# What's the best martial art for me



## FATBOYNOTSLIM (Jan 5, 2018)

So i just started boxing before December 2017 n got about 4 lessons in. Im 15 5ft 11 inches i weigh over 200ibs or over 95 kg which is about 40% body fat. Im aiming for welterweight/super welterweight  (66 to 69 kg or 147 to 154 pounds) after boxing  i want to practice other Martial arts but certain Martial arts im uneasy to do like fighting styles that condition and use the shin (muay thai). I dont mind conditioning anything other than my shin since thats like my worst nightmare  outta fear it might get damaged  (e.G doing a shin kick and snapping the tibia) i heard there's types of karate and there are also grapple/Ground martial arts like sambo, bjj aikido etc... Whats the best type of martial art to practice after my boxing


----------



## BrendanF (Jan 6, 2018)

Best for what?


----------



## drop bear (Jan 6, 2018)

Wrestle.


----------



## Headhunter (Jan 6, 2018)

What do you mean after boxing? You do know you don't graduate from boxing.


----------



## Danny T (Jan 6, 2018)

Depending on what is available...
Wrestling, Judo, or Brazilian Jiu Jitsu. 
And of those 3 I’d also look to which also provides a street wise personal protection aspect vs just competition.


----------



## FATBOYNOTSLIM (Jan 6, 2018)

Well of course you don't graduate boxing but when i feel im relatively good at boxing i'll move to another type of martial art


----------



## FATBOYNOTSLIM (Jan 6, 2018)

Danny T said:


> Depending on what is available...
> Wrestling, Judo, or Brazilian Jiu Jitsu.
> And of those 3 I’d also look to which also provides a street wise personal protection aspect vs just competition.


 yeah i've heard bjj and wrestling are very good but one of my friends said that judo is bad in a street fight. Is that true or no?


----------



## Monkey Turned Wolf (Jan 6, 2018)

FATBOYNOTSLIM said:


> Well of course you don't graduate boxing but when i feel im relatively good at boxing i'll move to another type of martial art


Wait until that point and the  think about it.. no reason wasting your energy figuring that out now.


----------



## FATBOYNOTSLIM (Jan 6, 2018)

kempodisciple said:


> Wait until that point and the  think about it.. no reason wasting your energy figuring that out now.


True but it's something thats been bugging me so i'd just thought what would be the best martial art to pick before.


----------



## Monkey Turned Wolf (Jan 6, 2018)

FATBOYNOTSLIM said:


> True but it's something thats been bugging me so i'd just thought what would be the best martial art to pick before.


Theres no 'best' martial art to pick with it. It will depend on what you're good at, what you think you want to improve (kicking, stand up grappling, rolling, weapons, etc), and what schools near you offer it. The first two you can't know yet, and the third we couldn't tell you on here.


----------



## Headhunter (Jan 6, 2018)

FATBOYNOTSLIM said:


> True but it's something thats been bugging me so i'd just thought what would be the best martial art to pick before.
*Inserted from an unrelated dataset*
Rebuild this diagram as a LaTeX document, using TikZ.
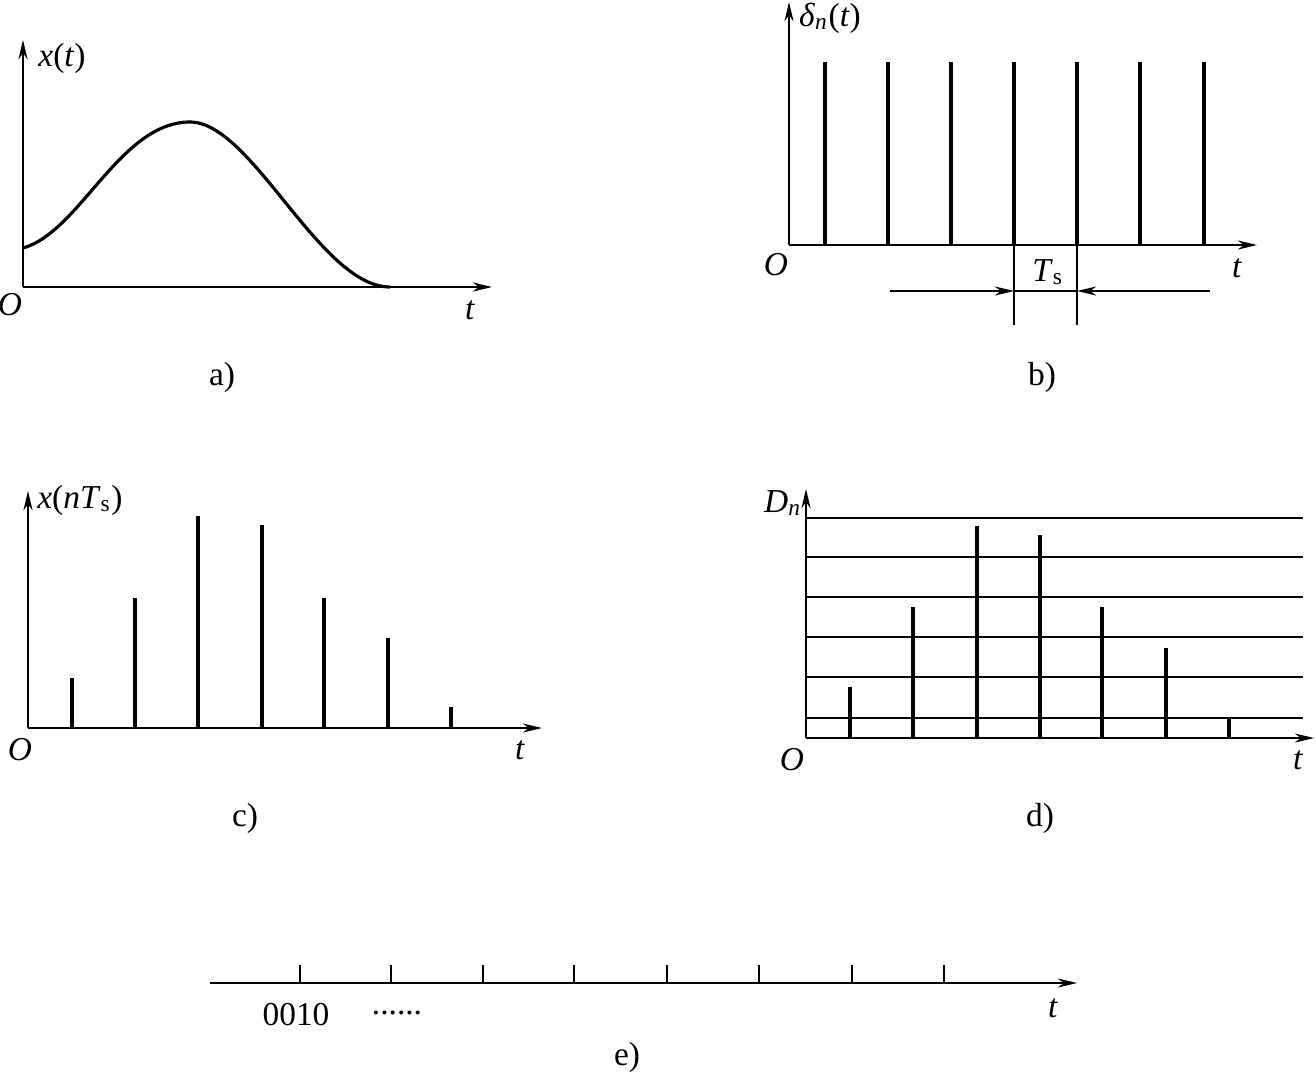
\documentclass[tikz,border=0pt]{standalone}
\usepackage{fontspec}
\setmainfont{Liberation Serif}
\usetikzlibrary{arrows.meta}
\begin{document}
\begin{tikzpicture}[>={Stealth[length=5.5pt,width=2.6pt]}, x=0.01cm, y=-0.01cm,
    font=\fontsize{9.5}{11}\selectfont,
    axis/.style={->, line width=0.45pt},
    spike/.style={line width=0.95pt},
    level/.style={line width=0.6pt}]
  \useasboundingbox (0,0) rectangle (1316,1075);
  % a)
  \draw[axis] (23,287) -- (23,40);
  \draw[axis] (23,287) -- (492,287);
  \draw[line width=0.9pt] (23,248) .. controls (80,232) and (120,122) .. (190,122)
    .. controls (252,122) and (320,287) .. (390,287);
  \node (xa) at (62,58) {\textit{x}(\textit{t})};
  \node (oa) at (10,305) {\textit{O}};
  \node (ta) at (470,310) {\textit{t}};
  \node (capa) at (222,377) {a)};
  % b)
  \draw[axis] (789,245) -- (789,2);
  \draw[axis] (789,245) -- (1257,245);
  \foreach \px in {825,888,951,1014,1077,1140,1204}
    \draw[spike] (\px,245) -- (\px,62);
  \draw[line width=0.45pt] (1014,245) -- (1014,325) (1077,245) -- (1077,325);
  \coordinate (dl) at (890,291);
  \coordinate (dr) at (1210,291);
  \coordinate (d1) at (1014,291);
  \coordinate (d2) at (1077,291);
  \draw[->, line width=0.45pt] (dl) -- (d1);
  \draw[->, line width=0.45pt] (dr) -- (d2);
  \draw[line width=0.45pt] (d1) -- (d2);
  \node (xb) at (830,18) {\textit{δ}\textsubscript{\textit{n}}(\textit{t})};
  \node (ob) at (776,265) {\textit{O}};
  \node (tb) at (1237,268) {\textit{t}};
  \node (ts) at (1048,272) {\textit{T}\textsubscript{s}};
  \node (capb) at (1042,377) {b)};
  % c)
  \draw[axis] (28,728) -- (28,491);
  \draw[axis] (28,728) -- (542,728);
  \foreach \px/\py in {72/678,135/598,198/516,262/525,324/598,388/638,451/707}
    \draw[spike] (\px,728) -- (\px,\py);
  \node (xc) at (80,500) {\textit{x}(\textit{nT}\textsubscript{s})};
  \node (oc) at (20,750) {\textit{O}};
  \node (tc) at (520,750) {\textit{t}};
  \node (capc) at (245,818) {c)};
  % d)
  \foreach \py in {518,557,597,637,677,718}
    \draw[level] (806,\py) -- (1303,\py);
  \draw[axis] (806,738) -- (806,489);
  \draw[axis] (806,738) -- (1314,738);
  \foreach \px/\py in {850/687,913/607,977/526,1040/535,1102/607,1166/648,1229/717}
    \draw[spike] (\px,738) -- (\px,\py);
  \node (xd) at (783,503) {\textit{D}\textsubscript{\textit{n}}};
  \node (od) at (792,760) {\textit{O}};
  \node (td) at (1298,760) {\textit{t}};
  \node (capd) at (1040,818) {d)};
  % e)
  \draw[axis] (210,983) -- (1077,983);
  \foreach \px in {300,391,483,574,667,759,852,944}
    \draw[line width=0.45pt] (\px,983) -- (\px,965);
  \node (code) at (296,1015) {0010};
  \node (dots) at (397,1013) {......};
  \node (te) at (1053,1008) {\textit{t}};
  \node (cape) at (627,1057) {e)};
\end{tikzpicture}
\end{document}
You won't know until you get there


----------



## JR 137 (Jan 6, 2018)

kempodisciple said:


> Wait until that point and the  think about it.. no reason wasting your energy figuring that out now.


Very true.  Although I’m guilty of that myself in a way...

My almost 5 year old and 7 year old daughters are going to train in a grappling art once they’re ready for junior high school, no later than early high school.  They’re going to learn how to realistically and sufficiently defend themselves from someone trying to drag them and/or put them on their back.

We’ve obviously got a few years, but I regularly ask myself Judo vs BJJ vs wrestling.  It’ll ultimately come down to the school and schedule when it’s time, but I still debate which one in my head.  Good thing there’s at least one reputable place of each one in my area.  Being a former wrestler and wrestling coach, I’d teach them, but they’d listen to someone else far more than me when the time comes.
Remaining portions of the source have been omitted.